TASK PROMPT:
All the data below goes into the copy word for word, but the pictures don't.
## begin SUPPLIED DATA
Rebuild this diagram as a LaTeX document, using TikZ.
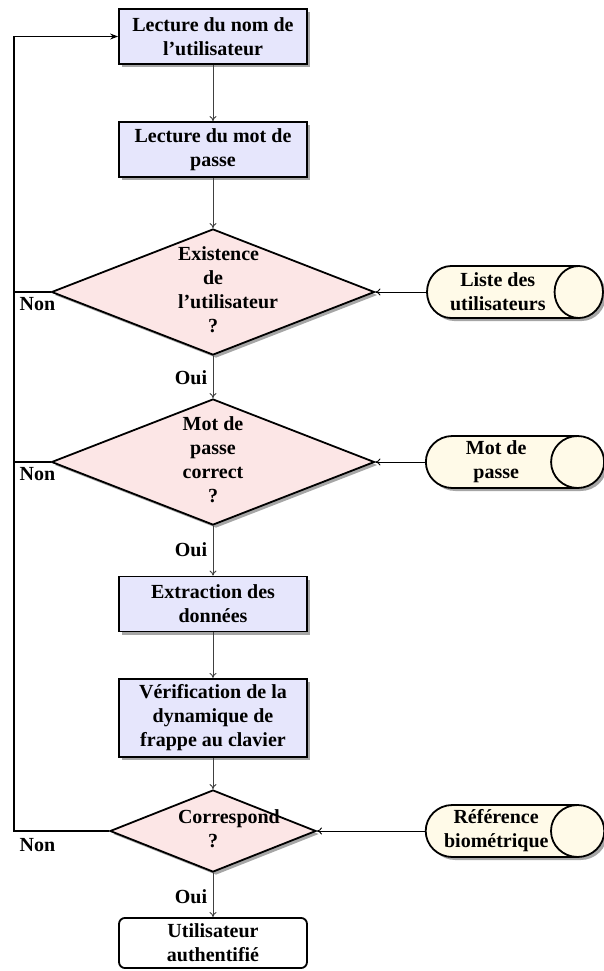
\documentclass[tikz,border=0pt]{standalone}
\usepackage{fontspec}
\setmainfont{Liberation Serif}
\usetikzlibrary{shapes.geometric,shadows,arrows.meta}
\definecolor{boxfill}{RGB}{230,230,252}
\definecolor{diafill}{RGB}{252,230,230}
\definecolor{cylfill}{RGB}{255,250,232}
\tikzset{
  shade/.style={drop shadow={shadow xshift=1.5pt,shadow yshift=-1.5pt,fill=black!35,opacity=1}},
  proc/.style={rectangle,draw=black,line width=0.9pt,fill=boxfill,shade,text width=86pt,inner xsep=4pt,inner ysep=3pt,minimum height=27.5pt,align=flush center,font=\bfseries},
  final/.style={rectangle,rounded corners=3pt,draw=black,line width=0.9pt,fill=white,text width=86pt,inner xsep=4pt,inner ysep=3pt,minimum height=25pt,align=flush center,font=\bfseries},
  dia/.style={diamond,draw=black,line width=0.9pt,fill=diafill,shade,inner sep=0pt},
  diatext/.style={text width=35pt,align=flush center,inner sep=0pt,font=\bfseries},
  cyl/.style={cylinder,draw=black,line width=0.9pt,fill=cylfill,shade,aspect=1.15,minimum height=88pt,minimum width=26pt,text width=52pt,align=flush center,inner sep=1pt,font=\bfseries},
  lab/.style={font=\bfseries,inner sep=0pt},
  flow/.style={draw=black!75,line width=0.45pt,-{To[length=2.5pt,width=3.5pt]}},
  ret/.style={draw=black,line width=0.55pt},
}
\begin{document}
\begin{tikzpicture}[x=0.5pt,y=-0.5pt]
\useasboundingbox (0,0) rectangle (604,971);
% process boxes
\node[proc] (b1) at (213,36.5) {Lecture du nom de l'utilisateur};
\node[proc] (b2) at (213,149.5) {Lecture du mot de passe};
\node[proc] (b3) at (213,604) {Extraction des données};
\node[proc,minimum height=39pt] (b4) at (213,718) {Vérification de la dynamique de frappe au clavier};
\node[final] (fin) at (213,943) {Utilisateur authentifié};
% decisions
\node[dia,minimum width=161.5pt,minimum height=63pt] (d1) at (213,292) {};
\node[diatext] (t1) at (213,290) {Existence de l'utilisateur ?};
\node[dia,minimum width=161.5pt,minimum height=63pt] (d2) at (213,462) {};
\node[diatext] (t2) at (213,460) {Mot de passe correct ?};
\node[dia,minimum width=103pt,minimum height=41pt] (d3) at (213,831) {};
\node[diatext] (t3) at (213,829) {Correspond ?};
% data stores
\node[cyl,anchor=shape center] (c1) at (515,292) {Liste des utilisateurs};
\node[cyl,anchor=shape center] (c2) at (515,462) {Mot de passe};
\node[cyl,anchor=shape center] (c3) at (515,831) {Référence biométrique};
% labels
\node[lab] (n1) at (37.5,304) {Non};
\node[lab] (n2) at (37.5,474) {Non};
\node[lab] (n3) at (37.5,845) {Non};
\node[lab] (o1) at (191,378) {Oui};
\node[lab] (o2) at (191,550) {Oui};
\node[lab] (o3) at (191,897) {Oui};
% return coordinates
\coordinate (l1) at (14,292);
\coordinate (l2) at (14,462);
\coordinate (l3) at (14,831);
% flow
\draw[flow] (b1) -- (b2);
\draw[flow] (b2) -- (d1);
\draw[flow] (d1.south) -- (d2.north);
\draw[flow] (d2.south) -- (b3);
\draw[flow] (b3) -- (b4);
\draw[flow] (b4) -- (d3.north);
\draw[flow] (d3.south) -- (fin);
\draw[flow,draw=black] (c1.west) -- (d1.east);
\draw[flow,draw=black] (c2.west) -- (d2.east);
\draw[flow,draw=black] (c3.west) -- (d3.east);
% return paths
\draw[ret] (d1.west) -- (l1);
\draw[ret] (d2.west) -- (l2);
\draw[ret,-{Stealth[length=4pt,width=3pt]}] (d3.west) -- (l3) |- (b1.west);
\end{tikzpicture}
\end{document}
## end SUPPLIED DATA
RIGHT ANSWER:
Rebuild this diagram as a LaTeX document, using TikZ.
\documentclass[tikz,border=0pt]{standalone}
\usepackage{fontspec}
\setmainfont{Liberation Serif}
\usetikzlibrary{shapes.geometric,shadows,arrows.meta}
\definecolor{boxfill}{RGB}{230,230,252}
\definecolor{diafill}{RGB}{252,230,230}
\definecolor{cylfill}{RGB}{255,250,232}
\tikzset{
  shade/.style={drop shadow={shadow xshift=1.5pt,shadow yshift=-1.5pt,fill=black!35,opacity=1}},
  proc/.style={rectangle,draw=black,line width=0.9pt,fill=boxfill,shade,text width=86pt,inner xsep=4pt,inner ysep=3pt,minimum height=27.5pt,align=flush center,font=\bfseries},
  final/.style={rectangle,rounded corners=3pt,draw=black,line width=0.9pt,fill=white,text width=86pt,inner xsep=4pt,inner ysep=3pt,minimum height=25pt,align=flush center,font=\bfseries},
  dia/.style={diamond,draw=black,line width=0.9pt,fill=diafill,shade,inner sep=0pt},
  diatext/.style={text width=35pt,align=flush center,inner sep=0pt,font=\bfseries},
  cyl/.style={cylinder,draw=black,line width=0.9pt,fill=cylfill,shade,aspect=1.15,minimum height=88pt,minimum width=26pt,text width=52pt,align=flush center,inner sep=1pt,font=\bfseries},
  lab/.style={font=\bfseries,inner sep=0pt},
  flow/.style={draw=black!75,line width=0.45pt,-{To[length=2.5pt,width=3.5pt]}},
  ret/.style={draw=black,line width=0.55pt},
}
\begin{document}
\begin{tikzpicture}[x=0.5pt,y=-0.5pt]
\useasboundingbox (0,0) rectangle (604,971);
% process boxes
\node[proc] (b1) at (213,36.5) {Lecture du nom de l'utilisateur};
\node[proc] (b2) at (213,149.5) {Lecture du mot de passe};
\node[proc] (b3) at (213,604) {Extraction des données};
\node[proc,minimum height=39pt] (b4) at (213,718) {Vérification de la dynamique de frappe au clavier};
\node[final] (fin) at (213,943) {Utilisateur authentifié};
% decisions
\node[dia,minimum width=161.5pt,minimum height=63pt] (d1) at (213,292) {};
\node[diatext] (t1) at (213,290) {Existence de l'utilisateur ?};
\node[dia,minimum width=161.5pt,minimum height=63pt] (d2) at (213,462) {};
\node[diatext] (t2) at (213,460) {Mot de passe correct ?};
\node[dia,minimum width=103pt,minimum height=41pt] (d3) at (213,831) {};
\node[diatext] (t3) at (213,829) {Correspond ?};
% data stores
\node[cyl,anchor=shape center] (c1) at (515,292) {Liste des utilisateurs};
\node[cyl,anchor=shape center] (c2) at (515,462) {Mot de passe};
\node[cyl,anchor=shape center] (c3) at (515,831) {Référence biométrique};
% labels
\node[lab] (n1) at (37.5,304) {Non};
\node[lab] (n2) at (37.5,474) {Non};
\node[lab] (n3) at (37.5,845) {Non};
\node[lab] (o1) at (191,378) {Oui};
\node[lab] (o2) at (191,550) {Oui};
\node[lab] (o3) at (191,897) {Oui};
% return coordinates
\coordinate (l1) at (14,292);
\coordinate (l2) at (14,462);
\coordinate (l3) at (14,831);
% flow
\draw[flow] (b1) -- (b2);
\draw[flow] (b2) -- (d1);
\draw[flow] (d1.south) -- (d2.north);
\draw[flow] (d2.south) -- (b3);
\draw[flow] (b3) -- (b4);
\draw[flow] (b4) -- (d3.north);
\draw[flow] (d3.south) -- (fin);
\draw[flow,draw=black] (c1.west) -- (d1.east);
\draw[flow,draw=black] (c2.west) -- (d2.east);
\draw[flow,draw=black] (c3.west) -- (d3.east);
% return paths
\draw[ret] (d1.west) -- (l1);
\draw[ret] (d2.west) -- (l2);
\draw[ret,-{Stealth[length=4pt,width=3pt]}] (d3.west) -- (l3) |- (b1.west);
\end{tikzpicture}
\end{document}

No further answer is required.